Keenan also said that he was dismissing the case because Indian courts would have better access to information and witnesses and that the cost of the litigation in U.S. courts would be an excessive burden to American taxpayers.

Attorney Aaron Broder, whose partner F. Lee Bailey was one of the members of a committee appointed by Keenan to speak for the victims, said that he anticipates that the plaintiffs will still appeal Keenan's ruling. Trying the case in the United States, he said was "an opportunity to show to the world that we were providing our extraordinary system of justice to the littlest sparrow that has fallen."

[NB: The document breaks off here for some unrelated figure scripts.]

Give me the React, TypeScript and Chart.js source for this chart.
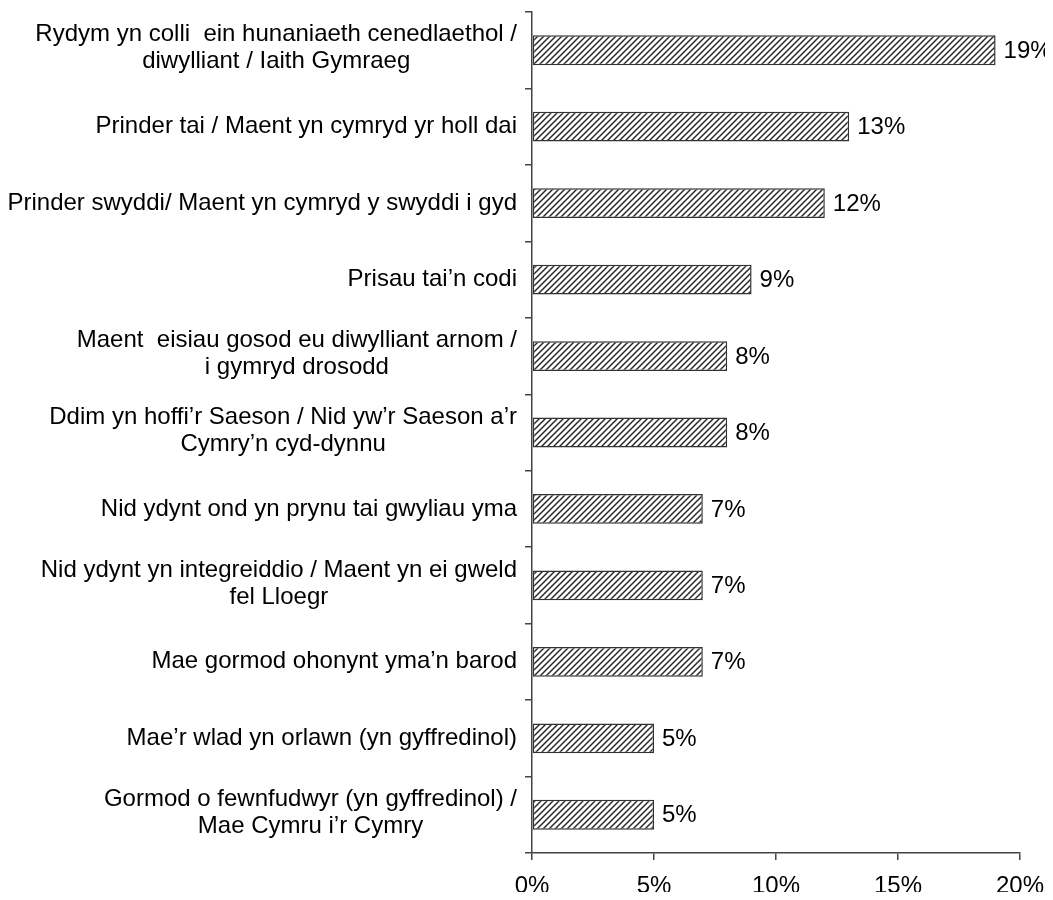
import React, { useEffect, useRef } from "react";
import { Chart, registerables } from "chart.js";

Chart.register(...registerables);

const categories: string[][] = [
  ["Rydym yn colli  ein hunaniaeth cenedlaethol /", "diwylliant / Iaith Gymraeg"],
  ["Prinder tai / Maent yn cymryd yr holl dai"],
  ["Prinder swyddi/ Maent yn cymryd y swyddi i gyd"],
  ["Prisau tai\u2019n codi"],
  ["Maent  eisiau gosod eu diwylliant arnom /", "i gymryd drosodd"],
  ["Ddim yn hoffi\u2019r Saeson / Nid yw\u2019r Saeson a\u2019r", "Cymry\u2019n cyd-dynnu"],
  ["Nid ydynt ond yn prynu tai gwyliau yma"],
  ["Nid ydynt yn integreiddio / Maent yn ei gweld", "fel Lloegr"],
  ["Mae gormod ohonynt yma\u2019n barod"],
  ["Mae\u2019r wlad yn orlawn (yn gyffredinol)"],
  ["Gormod o fewnfudwyr (yn gyffredinol) /", "Mae Cymru i\u2019r Cymry"],
];
const values: number[] = [19, 13, 12, 9, 8, 8, 7, 7, 7, 5, 5];
const xTicks: number[] = [0, 5, 10, 15, 20];

const FONT = "'Liberation Sans', Arial, sans-serif";
const FONT_SIZE = 24;

function makePattern(): CanvasPattern | string {
  const c = document.createElement("canvas");
  const s = 6;
  c.width = s;
  c.height = s;
  const ctx = c.getContext("2d");
  if (!ctx) return "#999";
  ctx.fillStyle = "#ffffff";
  ctx.fillRect(0, 0, s, s);
  ctx.strokeStyle = "#2a2a2a";
  ctx.lineWidth = 1.5;
  ctx.beginPath();
  ctx.moveTo(-1, s + 1);
  ctx.lineTo(s + 1, -1);
  ctx.moveTo(-1, 1);
  ctx.lineTo(1, -1);
  ctx.moveTo(s - 1, s + 1);
  ctx.lineTo(s + 1, s - 1);
  ctx.stroke();
  const p = ctx.createPattern(c, "repeat");
  return p || "#999";
}

const labelPlugin = {
  id: "customLabels",
  afterDraw(chart: any) {
    const ctx = chart.ctx;
    const y = chart.scales.y;
    const meta = chart.getDatasetMeta(0);
    ctx.save();
    ctx.fillStyle = "#000";
    ctx.font = `${FONT_SIZE}px ${FONT}`;
    ctx.textBaseline = "middle";
    const lineH = 27;
    const right = chart.chartArea.left - 15;
    categories.forEach((lines, i) => {
      const cy = y.getPixelForTick(i);
      const maxW = Math.max(...lines.map((l) => ctx.measureText(l).width));
      const cx = right - maxW / 2;
      ctx.textAlign = "center";
      const start = cy - ((lines.length - 1) * lineH) / 2 - (lines.length > 1 ? 2 : 0);
      lines.forEach((l, j) => ctx.fillText(l, cx, start + j * lineH));
    });
    ctx.textAlign = "left";
    meta.data.forEach((bar: any, i: number) => {
      ctx.fillText(values[i] + "%", bar.x + 8, bar.y + 1);
    });
    ctx.restore();
  },
};

export default function App() {
  const ref = useRef<HTMLCanvasElement | null>(null);
  useEffect(() => {
    if (!ref.current) return;
    const pattern = makePattern();
    const chart = new Chart(ref.current, {
      type: "bar",
      data: {
        labels: categories.map((c) => c.join(" ")),
        datasets: [
          {
            data: values,
            backgroundColor: pattern as any,
            borderColor: "#333333",
            borderWidth: 1.5,
            borderSkipped: false,
            barPercentage: 0.39,
            categoryPercentage: 1,
          },
        ],
      },
      options: {
        indexAxis: "y",
        animation: false,
        responsive: false,
        maintainAspectRatio: false,
        layout: { padding: { top: 4, right: 33, left: 0, bottom: 0 } },
        plugins: { legend: { display: false }, tooltip: { enabled: false } },
        scales: {
          x: {
            min: 0,
            max: 20,
            afterBuildTicks: (s: any) => {
              s.ticks = xTicks.map((v) => ({ value: v }));
            },
            afterFit: (s: any) => {
              s.height = 47;
              s.paddingLeft = 0;
              s.paddingRight = 0;
            },
            ticks: {
              color: "#000",
              font: { family: FONT, size: FONT_SIZE },
              padding: 12,
              maxRotation: 0,
              callback: (v: any) => v + "%",
            },
            grid: {
              drawOnChartArea: false,
              drawTicks: true,
              tickLength: 7,
              color: "#444",
              lineWidth: 1.5,
            },
            border: { display: true, color: "#444", width: 1.5 },
          },
          y: {
            afterFit: (s: any) => {
              s.width = 524;
            },
            ticks: { display: false },
            grid: {
              offset: true,
              drawOnChartArea: false,
              drawTicks: true,
              tickLength: 7,
              color: "#444",
              lineWidth: 1.5,
            },
            border: { display: true, color: "#444", width: 1.5 },
          },
        },
      },
      plugins: [labelPlugin],
    });
    return () => chart.destroy();
  }, []);
  return (
    <div style={{ width: 1045, height: 892, marginBottom: -8 }}>
      <canvas ref={ref} width={1045} height={892} style={{ display: "block" }} />
    </div>
  );
}
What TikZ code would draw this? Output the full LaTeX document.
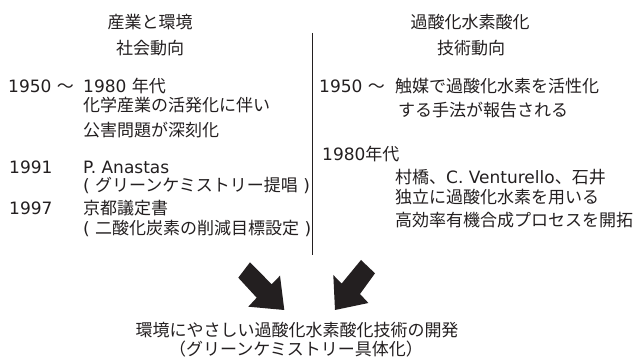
\documentclass[tikz,border=0pt]{standalone}
\usepackage{fontspec}
\setmainfont{Noto Sans CJK JP}
\newfontfamily\latfont{DejaVu Sans}
\newcommand\lt[1]{{\latfont #1}}
\definecolor{ink}{HTML}{231F20}
\begin{document}
\begin{tikzpicture}[x=1pt,y=-1pt,
  txt/.style={font=\fontsize{17}{20}\selectfont, text=ink, inner sep=0pt},
  lw/.style={txt, anchor=base west},
  ctr/.style={txt, anchor=base},
  blockarrow/.style={fill=ink, draw=none}]
\fill[white] (0,0) rectangle (638,363);
\useasboundingbox (0,0) rectangle (638,363);
% headers
\node[ctr] (h1) at (150,28.5) {産業と環境};
\node[ctr] (h2) at (150,54.5) {社会動向};
\node[ctr] (h3) at (470,28.5) {過酸化水素酸化};
\node[ctr] (h4) at (471,54.5) {技術動向};
% left column
\node[lw] (l1) at (8,92.5) {\makebox[75pt][l]{\lt{1950 }〜}\lt{1980 }年代};
\node[lw] (l2) at (83,111.5) {化学産業の活発化に伴い};
\node[lw] (l3) at (83,136.5) {公害問題が深刻化};
\node[lw] (l4y) at (9,173.5) {\lt{1991}};
\node[lw] (l4) at (83,173.5) {\lt{P. Anastas}};
\node[lw] (l5) at (83,191.5) {\lt{( }グリーンケミストリー提唱\lt{ )}};
\node[lw] (l6y) at (9,214.5) {\lt{1997}};
\node[lw] (l6) at (83,214.5) {京都議定書};
\node[lw] (l7) at (83,234.5) {\lt{( }二酸化炭素の削減目標設定\lt{ )}};
% right column
\node[lw] (r1) at (319,92.5) {\makebox[76pt][l]{\lt{1950 }〜}触媒で過酸化水素を活性化};
\node[lw] (r2) at (398,116.5) {する手法が報告される};
\node[lw] (r3) at (322,160.5) {\lt{1980}年代};
\node[lw] (r4) at (395,183.5) {村橋、\lt{C. Venturello}、石井};
\node[lw] (r5) at (395,203.5) {独立に過酸化水素を用いる};
\node[lw] (r6) at (395,226.5) {高効率有機合成プロセスを開拓};
% divider
\coordinate (vt) at (312,33);
\coordinate (vb) at (312,255);
\draw[ink, line width=1pt] (vt) -- (vb);
% block arrows
\fill[blockarrow] (250,262.3) -- (271.7,284.3) -- (280,275.7) -- (284.3,310)
  -- (248.3,306.7) -- (256.7,297.7) -- (238.3,277.7) -- cycle;
\fill[blockarrow] (361,260) -- (375,273.3) -- (360,294) -- (368.4,303)
  -- (335,310) -- (333.3,275) -- (341.6,283.6) -- cycle;
% bottom
\node[ctr] (b1) at (297,336.5) {環境にやさしい過酸化水素酸化技術の開発};
\node[ctr] (b2) at (296,355.5) {（グリーンケミストリー具体化）};
\end{tikzpicture}
\end{document}
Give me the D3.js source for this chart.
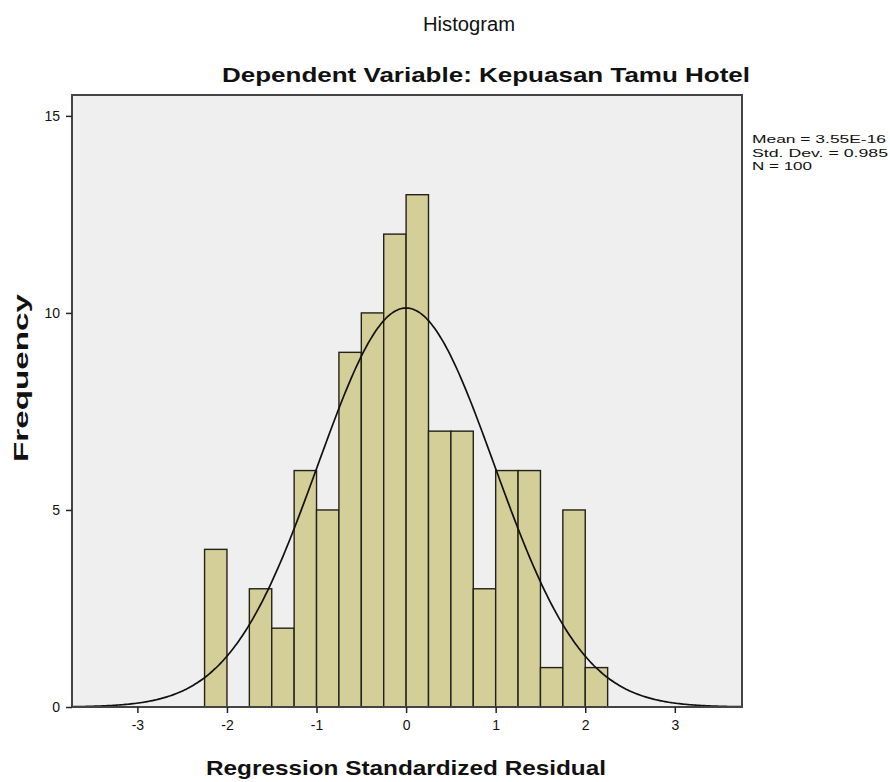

The Indian government's American attorney in the Bhopal lawsuits said that his preliminary reading of Keenan's order was positive. Of the conditions imposed on Union Carbide, the lawyer, Michael V. Ciresi, said: "Those conditions cover most of the reasons we sought jurisdiction in the United States. We think the monkey's on Union Carbide's back. They have to accept the conditions."

Soon after the disaster, a group of American attorneys descended on Bhopal and started signing up clients, prompting cries of ambulance chasing. Ultimately, 145 actions brought by American lawyers throughout the country were consolidated in Keenan's court. A $350 million settlement reached in March by American attorneys for individual accident victims was rejected by the government of India, which passed a law last year saying that it was the only legitimate representative for Indian claims.

Ciresi said Monday that India continues to consider the $350 million offer to be inadequate. "Any (court) award in India will be well in excess of $350 million," he said.

Keenan also dismissed contentions that the cases should remain in his court, because Indian judges customarily show little interest in promoting out-of-court settlements.